Friday, June 20, 2025

What the Body Remembers

Two days after we got home, the apartment still smelled like lemon cleaner and plastic pill bottles. I’d barely unpacked as I was sore everywhere—healing, aching, but steady.

Vince had been hovering. Not in a suffocating way, but in that quiet, protective rhythm of someone trying to do everything right.

That evening, he walked into the bedroom as I was folding clothes. His face was unusually serious.

“Hey,” he said.

I looked up from the bed. “You okay?”

He nodded, stepping inside and shutting the door behind him. “I wanted to ask you something, and I don’t want it to come out wrong.”

My chest tightened. “Alright…”

He sat down beside me, close but cautious. “Are you feeling well enough… to be with me again? I mean, if not, that’s totally okay. I just—” He exhaled. “I miss being close to you. That connection. But I don’t want to hurt you. I won’t push.”

I watched him. The way his eyes stayed soft, the way his hands gripped his own knees like he was bracing for rejection.

“I’ve missed it too,” I said. “And I don’t want to wait anymore.”

He hesitated. “You sure?”

I kissed him. “I’m sure.”

That night, we crossed a threshold that hadn’t just been about physical recovery—it was about reclaiming intimacy from fear.

At first, Vince was gentle - too gentle. His hands were careful, his movements deliberate, reverent almost. He touched my skin like it was made of glass.

I stopped him with a kiss and a firm, whispered reminder. “I’m not fragile.”

His eyes darkened, some thread inside him finally snapping free.

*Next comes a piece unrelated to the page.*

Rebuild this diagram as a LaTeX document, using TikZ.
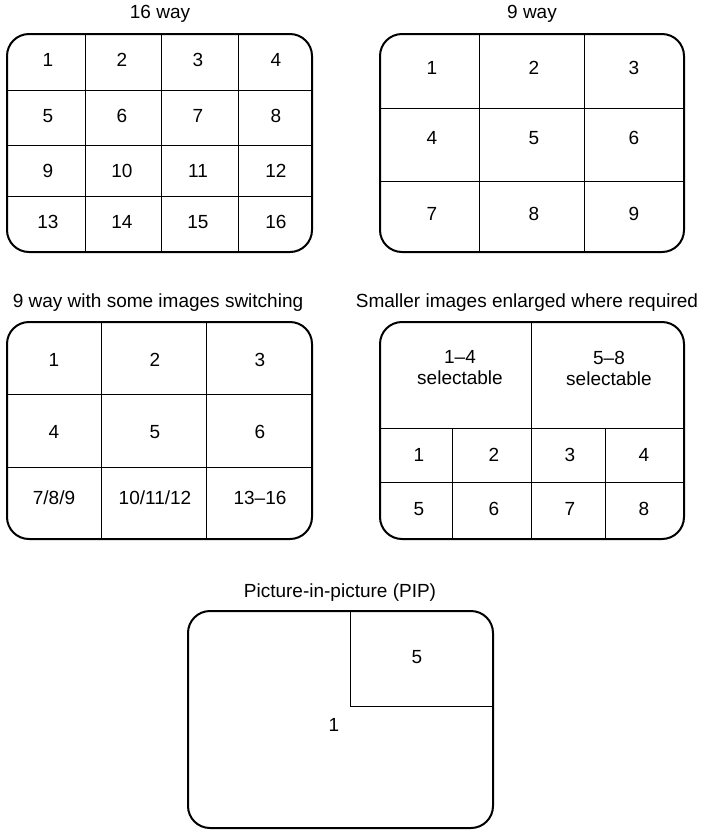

After that, he gave in to it—his need, his hunger, the weight of everything we hadn’t been able to express through words.

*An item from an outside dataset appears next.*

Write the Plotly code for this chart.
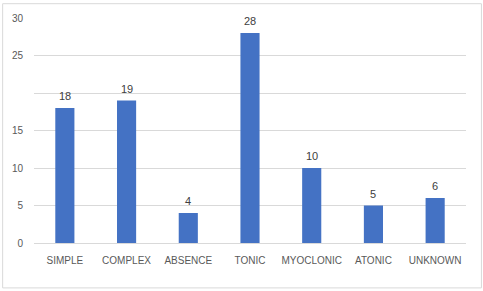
import plotly.graph_objects as go

categories = ["SIMPLE", "COMPLEX", "ABSENCE", "TONIC", "MYOCLONIC", "ATONIC", "UNKNOWN"]
values = [18, 19, 4, 28, 10, 5, 6]
y_tick_vals = [0, 5, 10, 15, 20, 25, 30]
y_tick_text = ["0", "5", "10", "15", "", "25", "30"]

fig = go.Figure(go.Bar(
    x=categories, y=values, width=0.31,
    marker=dict(color="#4472C4", line=dict(width=0)),
))

for c, v in zip(categories, values):
    fig.add_annotation(x=c, y=v, text=str(v), showarrow=False, yanchor="middle",
                       yshift=12, font=dict(family="Liberation Sans", size=11, color="#404040"))

L, R, T, B = 32, 17, 15, 48
W, H = 483, 291
pw, ph = W - L - R, H - T - B
fig.update_layout(
    width=W, height=H,
    margin=dict(l=L, r=R, t=T, b=B),
    paper_bgcolor="white", plot_bgcolor="white",
    showlegend=False,
    xaxis=dict(showgrid=False, showline=True, linecolor="#d9d9d9", linewidth=1,
               tickfont=dict(family="Liberation Sans", size=10, color="#595959"),
               ticks="", ticklabelstandoff=8),
    yaxis=dict(range=[0, 30], tickvals=y_tick_vals, ticktext=y_tick_text,
               showgrid=True, gridcolor="#d9d9d9", gridwidth=1,
               zeroline=False, showline=False, ticks="",
               tickfont=dict(family="Liberation Sans", size=10, color="#595959"),
               ticklabelstandoff=10),
    shapes=[dict(type="rect", xref="paper", yref="paper",
                 x0=(0.5 - L) / pw, x1=(W - 1.5 - L) / pw,
                 y0=(H - B - (H - 2.5)) / ph, y1=(H - B - 0.5) / ph,
                 line=dict(color="#d9d9d9", width=1), fillcolor="rgba(0,0,0,0)")],
)

fig.write_html("out.html")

He pinned me beneath him, kissed me like he hadn’t had the right in weeks, and fucked me like he wanted to take back everything we almost lost.

He came in me without hesitation every single time.

It wasn’t about lust. It wasn’t even about comfort. It was about being alive. Being here. Being us.

And afterward, when he collapsed beside me, his skin slick and his voice ragged, he whispered, “I didn’t think I’d ever get here with you again.”

I curled into him, bruised and shaking, but whole. “But you did. You have me.”

He held me tighter. “I just keep needing to make sure.”

Nearly a week later, I had my follow-up appointment. Vince insisted on driving me, of course. He even came inside and sat in the waiting room, scrolling his phone but glancing up every time someone called a name.

Dr. Reynolds examined me in a small, quiet room that smelled like rubbing alcohol and old magazines.

“Well,” she said, gently pressing along my ribcage, “the bruising’s going down nicely. Cuts are healing clean. The swelling on your temple’s improving, too.”

She pulled her gloves off. “Some of those cuts were deep, though. I’m going to prescribe a precautionary antibiotic—just in case something tries to sneak in. I’d rather get ahead of it.”

“Fair,” I said. “The pain’s less constant now but still throbbing. Still sore, still a little dizzy.”

She nodded. “No driving until the dizziness stops completely. I mean it. You black out behind the wheel, and all this healing goes straight back to the starting line.”

I sighed. “Vince has been doing all the driving. Calls me his Passenger Princess.”

She smiled. “He sounds like a keeper.”

I didn’t answer out loud, but I couldn’t help the small grin that tugged at my mouth.

For the next week and a half, I let Vince take care of me.

He drove me to every appointment, sat patiently while I picked out groceries with earplugs in, and never once let me lift a single bag.

At home, he cooked dinner every night. He even joked about printing a menu.

“No restaurants for now,” he’d say, sliding a bowl of creamy soup in front of me, “but the chef here is highly trained in feeding wounded goddesses.”

I rolled my eyes. “You’re ridiculous.”

“And you love it.”

I did.

We’d eat together at the table, then he’d do the dishes while I sat on the couch, wrapped in a blanket, listening to his voice drift in from the kitchen—half humming, half talking to himself about how much paprika was too much paprika and half singing.

There were still moments when I got dizzy. Still nights when my head ached hard enough that I had to close my eyes and breathe through it…those nights were the worst as that’s when the dizziness came.

But I was getting better.

And Vince never once made me feel like healing was a burden.